Important considerations include the size and shape of the area you want to irrigate, your water pressure, and the patterns of irrigation you want to use. The University of Rhode Island offers a wealth of information, including a helpful schematic and advice on spacing formulas, system designs, and more, at www.uri.edu/ce/healthylandscapes/dripirrigation.
Prof. Price’s Pointers
In warm weather, most edible plants require 1 to ½ inches of water per week. In very hot weather, plants might need as much as 2 inches of water per week. A good rule of thumb is that 1 inch of water equals about 60 gallons per 100 square feet. Use this to help you plan your irrigation schedule.
Watering by Hand
A very small garden or a container garden of edibles can be effectively watered by hand using a hose with a wand or with watering cans. The wand helps you reach farther in the garden and is usually fitted with a nozzle that allows you to adjust flow and choose from multiple spray options. Look for one with an on/off latch so you can have complete control of the flow.
If you like watering cans, be sure to use one with a good rose on it. The rose is the part of the spout that has little holes in it to form a fine spray of water. You don’t want to water tender little plants with a blast of water from the can.
When watering by hand, be sure to target the root zone and avoid splashing leaves, stems, and fruit as best you can.
Turn Off the Tap
Even without drought conditions, environmentally concerned gardeners make an effort to use as little water as possible. There’s no getting around the fact that plants need water and the gardener must provide it if Mother Nature is being stingy, but drawing water from a private well or community source must be done with the knowledge that there isn’t an endless supply. Savvy, conscientious gardeners look for ways to use water that might otherwise go down the drain or run off into uncultivated areas.

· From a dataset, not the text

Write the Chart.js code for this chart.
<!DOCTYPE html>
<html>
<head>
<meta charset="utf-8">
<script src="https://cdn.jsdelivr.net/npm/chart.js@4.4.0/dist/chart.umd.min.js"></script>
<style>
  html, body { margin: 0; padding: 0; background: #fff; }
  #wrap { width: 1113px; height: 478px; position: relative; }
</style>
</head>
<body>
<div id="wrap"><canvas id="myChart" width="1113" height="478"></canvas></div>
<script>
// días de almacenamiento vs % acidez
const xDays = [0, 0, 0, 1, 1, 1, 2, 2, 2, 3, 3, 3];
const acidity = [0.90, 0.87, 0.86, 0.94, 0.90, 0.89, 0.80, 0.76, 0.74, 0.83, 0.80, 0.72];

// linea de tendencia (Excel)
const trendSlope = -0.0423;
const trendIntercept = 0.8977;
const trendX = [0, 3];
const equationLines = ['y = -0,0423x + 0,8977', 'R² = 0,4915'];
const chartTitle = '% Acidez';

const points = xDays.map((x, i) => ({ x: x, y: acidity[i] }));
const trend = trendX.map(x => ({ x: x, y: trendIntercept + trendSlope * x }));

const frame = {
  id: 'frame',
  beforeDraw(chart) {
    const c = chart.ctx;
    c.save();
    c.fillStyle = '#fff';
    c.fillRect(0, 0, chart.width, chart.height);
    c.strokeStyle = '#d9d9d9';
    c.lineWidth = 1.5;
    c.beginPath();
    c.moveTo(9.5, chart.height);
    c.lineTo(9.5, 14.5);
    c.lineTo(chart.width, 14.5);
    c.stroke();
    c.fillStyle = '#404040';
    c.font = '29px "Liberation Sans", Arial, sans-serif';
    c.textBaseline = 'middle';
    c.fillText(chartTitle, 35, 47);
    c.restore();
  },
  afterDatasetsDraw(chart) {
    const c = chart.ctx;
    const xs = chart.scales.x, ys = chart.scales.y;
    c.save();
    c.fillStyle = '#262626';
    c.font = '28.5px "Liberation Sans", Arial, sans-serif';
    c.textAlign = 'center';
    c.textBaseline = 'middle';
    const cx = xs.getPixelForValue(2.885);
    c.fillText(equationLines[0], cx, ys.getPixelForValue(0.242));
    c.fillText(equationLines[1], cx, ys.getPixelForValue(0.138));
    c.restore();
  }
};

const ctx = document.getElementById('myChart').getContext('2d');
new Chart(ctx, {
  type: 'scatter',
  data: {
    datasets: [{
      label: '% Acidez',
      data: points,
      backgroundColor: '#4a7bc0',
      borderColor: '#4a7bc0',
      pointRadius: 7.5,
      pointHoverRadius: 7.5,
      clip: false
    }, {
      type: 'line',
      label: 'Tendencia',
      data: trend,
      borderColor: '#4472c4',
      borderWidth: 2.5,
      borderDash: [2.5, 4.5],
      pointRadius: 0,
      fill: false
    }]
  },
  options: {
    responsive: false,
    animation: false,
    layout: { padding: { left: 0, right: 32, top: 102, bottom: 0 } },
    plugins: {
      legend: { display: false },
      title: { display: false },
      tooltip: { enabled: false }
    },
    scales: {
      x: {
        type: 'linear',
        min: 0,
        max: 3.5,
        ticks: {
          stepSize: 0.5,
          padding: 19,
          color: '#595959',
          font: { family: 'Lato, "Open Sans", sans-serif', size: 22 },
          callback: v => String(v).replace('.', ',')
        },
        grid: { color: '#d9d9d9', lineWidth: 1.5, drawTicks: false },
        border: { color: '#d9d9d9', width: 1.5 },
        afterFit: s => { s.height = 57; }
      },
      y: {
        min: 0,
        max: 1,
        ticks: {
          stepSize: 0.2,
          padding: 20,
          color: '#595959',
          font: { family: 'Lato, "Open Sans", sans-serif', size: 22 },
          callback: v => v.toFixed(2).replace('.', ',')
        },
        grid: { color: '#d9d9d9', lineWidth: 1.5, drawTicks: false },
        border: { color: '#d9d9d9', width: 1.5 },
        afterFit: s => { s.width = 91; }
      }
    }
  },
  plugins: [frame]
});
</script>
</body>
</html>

A growing number of people, particularly those in drought-prone areas, are using rain barrels placed at downspouts to collect water for irrigation. Many rain barrels available now come equipped with filters and spigots and are very efficient. According to an article on HarvestH2O.com, the U.S. Environmental Protection Agency says that a rain barrel has the potential to save 1,300 gallons of water during peak summer months. The barrels are commercially available, or you can find plans for making your own at HarvestH2O.com or www.cityof bremerton.com/content/sw_makeyourownrainbarrel.html.
Collecting water runoff from your roof and gutters for use in the garden is an Earth-friendly way to conserve water.

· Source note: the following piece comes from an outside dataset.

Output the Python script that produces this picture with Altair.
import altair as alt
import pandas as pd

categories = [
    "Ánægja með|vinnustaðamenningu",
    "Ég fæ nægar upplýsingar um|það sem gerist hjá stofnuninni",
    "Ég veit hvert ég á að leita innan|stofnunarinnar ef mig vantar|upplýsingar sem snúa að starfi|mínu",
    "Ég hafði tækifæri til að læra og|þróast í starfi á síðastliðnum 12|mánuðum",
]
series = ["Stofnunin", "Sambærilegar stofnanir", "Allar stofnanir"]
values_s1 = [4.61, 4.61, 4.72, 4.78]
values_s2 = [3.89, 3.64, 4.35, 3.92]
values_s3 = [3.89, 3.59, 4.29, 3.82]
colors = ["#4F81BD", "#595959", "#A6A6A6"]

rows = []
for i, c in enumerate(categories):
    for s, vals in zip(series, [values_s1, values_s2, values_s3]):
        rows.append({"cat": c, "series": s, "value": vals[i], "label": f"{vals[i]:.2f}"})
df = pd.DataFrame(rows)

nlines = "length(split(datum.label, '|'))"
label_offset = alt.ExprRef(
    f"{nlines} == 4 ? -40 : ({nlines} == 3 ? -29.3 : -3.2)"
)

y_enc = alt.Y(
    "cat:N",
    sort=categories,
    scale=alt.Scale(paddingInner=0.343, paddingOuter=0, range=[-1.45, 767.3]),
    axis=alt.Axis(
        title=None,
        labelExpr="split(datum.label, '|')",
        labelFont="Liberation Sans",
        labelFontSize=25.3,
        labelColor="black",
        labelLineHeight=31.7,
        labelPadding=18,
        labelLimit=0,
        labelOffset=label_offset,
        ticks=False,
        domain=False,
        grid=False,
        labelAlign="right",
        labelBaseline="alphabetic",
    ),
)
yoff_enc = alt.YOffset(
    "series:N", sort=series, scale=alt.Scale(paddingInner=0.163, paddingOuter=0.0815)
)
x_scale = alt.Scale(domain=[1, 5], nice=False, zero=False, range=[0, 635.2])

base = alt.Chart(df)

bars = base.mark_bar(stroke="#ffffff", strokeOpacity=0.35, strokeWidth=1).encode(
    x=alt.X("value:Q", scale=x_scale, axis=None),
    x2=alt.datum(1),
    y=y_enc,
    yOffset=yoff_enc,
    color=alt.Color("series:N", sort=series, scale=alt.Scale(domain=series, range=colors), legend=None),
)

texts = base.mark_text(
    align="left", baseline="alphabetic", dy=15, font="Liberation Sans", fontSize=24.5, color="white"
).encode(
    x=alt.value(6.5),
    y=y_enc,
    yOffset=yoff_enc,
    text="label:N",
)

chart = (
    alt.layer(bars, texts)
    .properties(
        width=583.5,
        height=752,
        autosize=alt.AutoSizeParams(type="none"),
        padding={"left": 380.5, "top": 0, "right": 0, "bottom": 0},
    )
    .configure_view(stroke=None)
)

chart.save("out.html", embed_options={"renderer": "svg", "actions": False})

©iStockphoto.com/SuzanneCarter-Jackson
If you decide to use a rain barrel, be sure to use a childproof lid. Also, if you live in a high-traffic area, have a copper or asphalt roof, or have treated your roof with chemicals to deter moss or algae growth, you may want to have the runoff water tested to be sure it doesn’t have a dangerous level of contaminants. In addition, the University of Rhode Island website suggests that rain barrel water not be used for overhead spray watering, not be used just before harvest, and that all fruits and vegetables watered with rain barrel water be washed with potable water prior to eating.

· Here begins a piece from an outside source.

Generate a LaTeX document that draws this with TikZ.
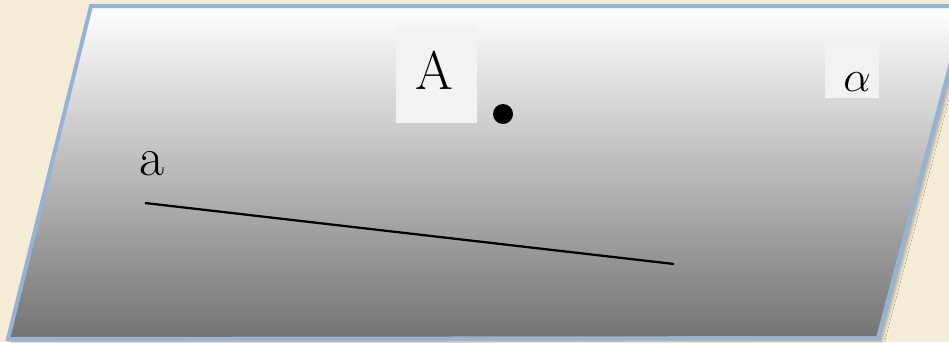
\documentclass[tikz,border=0pt]{standalone}
\usetikzlibrary{shadows.blur}

\definecolor{paper}{HTML}{F4ECD6}
\definecolor{edgeblue}{HTML}{95B3D7}
\definecolor{planebottom}{HTML}{737373}
\definecolor{boxgray}{HTML}{F2F2F2}

\tikzset{
  plane/.style={draw=edgeblue, line width=0.08cm, line join=miter,
    top color=white, bottom color=planebottom,
    blur shadow={shadow xshift=2pt, shadow yshift=-2pt, shadow blur steps=6, shadow opacity=30}},
  labelbox/.style={fill=boxgray, inner sep=0pt},
  lettertext/.style={font=\rmfamily\fontsize{31}{31}\selectfont, inner sep=0pt}
}

\begin{document}
\begin{tikzpicture}[x=0.02cm, y=-0.02cm]
  \fill[paper] (0,0) rectangle (949,342);
  \useasboundingbox (0,0) rectangle (949,342);
  % plane alpha
  \coordinate (P1) at (91,6);
  \coordinate (P2) at (966,6);
  \coordinate (P3) at (878,338);
  \coordinate (P4) at (8,339);
  \begin{scope}
    \clip (0,0) rectangle (949,342);
    \draw[plane] (P1) -- (P2) -- (P3) -- (P4) -- cycle;
  \end{scope}
  % point A
  \node[labelbox, minimum width=1.62cm, minimum height=1.96cm] (Abox) at (436.5,74) {};
  \node[lettertext] (A) at (434,70) {A};
  \fill (503,114) circle (0.2cm) coordinate (dotA);
  % label of the plane
  \node[labelbox, minimum width=1.08cm, minimum height=1.10cm] (alphabox) at (852,70.5) {};
  \node[lettertext, font=\fontsize{38}{38}\selectfont] (alpha) at (857,82) {$\alpha$};
  % line a
  \coordinate (a1) at (145,203);
  \coordinate (a2) at (674,264);
  \draw[line width=0.045cm] (a1) -- (a2);
  \node[lettertext] (a) at (152,164) {a};
\end{tikzpicture}
\end{document}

Look for opportunities to collect water in other places as well. What about the shower water that usually runs down the drain while you wait for it to heat up? The dehumidifier collection container? Water from flower vases? The water you use to clean vegetables and fruit prior to cooking or serving? Pot water from cooked vegetables and pasta? Even the condensation lines from your air conditioner. Don’t, however, use the gray water from the washing machine or from bathing.
The Least You Need to Know
• Keep garden beds well weeded to ensure healthy plants and a good harvest.
• Use mulch to conserve water and keep weeds at bay.
• Provide your plants with plenty of water.
• You have many options when it comes to irrigation.
• Look for ways to save and store water so you can conserve this valuable resource while meeting your plants’ needs.